3 Consequences for the practice
The ECJ’s decision is based on a particular individual case. The question referred concerns the situation where the employer does not retain a sum of money and nor does the employee pay remuneration or have the option to choose whether he takes the company car with waiver of other benefits on the basis of an agreement. In practice, this sort of case is likely to be very rare. This is because usually, in the case where an employee is offered a company car, the employer enters into an agreement with the employee on a conversion of remuneration, i.e. company car transfer with salary waiver. Even in the absence of such an agreement, the question arises as to whether the work performance in the specific individual case is to be regarded as consideration for the company car (barter-like transaction).
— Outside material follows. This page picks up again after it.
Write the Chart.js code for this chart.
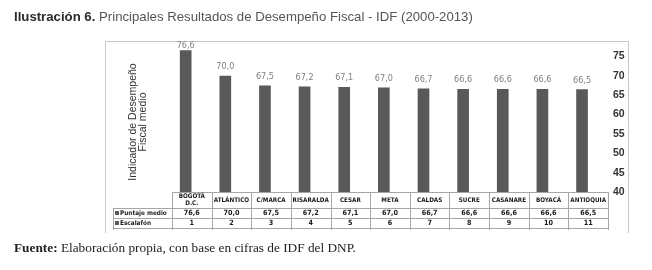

Since the ECJ only decides specific individual cases and the findings can only be transferred to comparable cases, it is not possible to draw a compelling conclusion on the basis of the ECJ ruling that the provision of a company car is free of charge in all cases. Nevertheless, taxable persons should carefully review their contracts for the provision of company cars with regard to the agreed remuneration. If there are arguments in favour of non-remuneration in a specific case, the companies concerned can refer directly to the ECJ ruling and may possibly benefit in cross-border situations as follows:
3.1 Implications for domestic taxable persons in the case of non-remuneration
In the case of full allocation to the company and a full input VAT deduction, a supply carried out free of charge is given in the amount of the non-business use, in accordance with sec. 3 para. 9a no. 1 of the German VAT Act. Taxation does not apply in the instance of an input VAT deduction which is only claimed in the amount of the actual business use and in the case of a lack of input VAT deduction entitlement (e.g. banks and insurance companies).
The supply carried out free of charge has to be taxed at the place from which the employer operates its business in accordance with sec. 3a para. 1 of the German VAT Act. This means that – contrary to the view of the German tax authorities – taxation also takes place in Germany if an employee is resident in a foreign country close to the German border. In this case, any existing obligation to register for VAT purposes in a foreign country does not apply. Thus, domestic taxable persons can benefit from the ECJ ruling if the VAT rate in Germany is lower compared to that of the employee's country of residence. Moreover, a possibly existing obligation to register abroad for VAT purposes does not apply.
3.2 Implications for foreign taxable persons in the case of non-remuneration
A company car provided free of charge by foreign taxable persons to employees resident in Germany is - contrary to the view of the German tax authorities - not subject to taxation in Germany. Foreign taxable persons can apply for VAT refunds if they have declared German VAT on the provision of company cars to employees resident in Germany in reporting periods that have not yet become final.
3.3 Implications for rental and leasing of cars in the case of non-remuneration
The ECJ was not required to rule on the far more practically relevant case, where an employer merely rents a vehicle (or leases it without an agreed transfer of ownership). In this situation, a supply carried out free of charge in accordance with sec. 3 para. 9a no. 2 of the German VAT Act could be considered, provided that an input VAT deduction is claimed not only in the amount of the actual business use. In this case too, the place of supply is determined by sec. 3a para. 1 of the German VAT Act, so that the implications mentioned above in 3.1 and 3.2 could, in principle, also apply to rental and leasing cars.